Anti-jamming radar waveform design for repeater jammer using reinforcement learning

Abstract

The ever-evolving technology has given rise to a dynamic and intricate Radar environment, profoundly impacting warfare. Repeater jammers pose a significant threat to Radar systems by re-transmitting intercepted Radar signals with added noise or false information, thereby adding false targets in Radar detection process. Traditional Radar waveform designs often struggle to counter such jammers due to their adaptive and sophisticated nature. To address this challenge, this paper proposes utilizing a set of waveform during a coherent processing interval (CPI) which help cancel out any waveform received out of order.
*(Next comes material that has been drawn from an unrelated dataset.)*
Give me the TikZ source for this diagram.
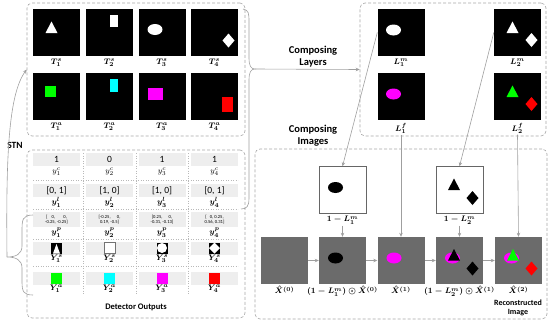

This requires a set of waveform which are orthogonal to each other in delay and Doppler. To design such a set of waveform, this paper proposes leveraging reinforcement learning (RL). The process involves offline training on simulated Radar environments, learning from the consequences of actions, and gradually improving its decision-making capabilities to generate effective anti-jamming waveform. This study presents experimental results demonstrating the effectiveness of the proposed approach in enhancing Radar system performance by mitigating the impact of Repeater jammers. Simulation results show that the proposed set of waveform have improved auto-correlation peak sidelobes as compared to Barker code and random sequences, while reducing cross-correlation sidelobes as compared to Gold codes and Golay codes.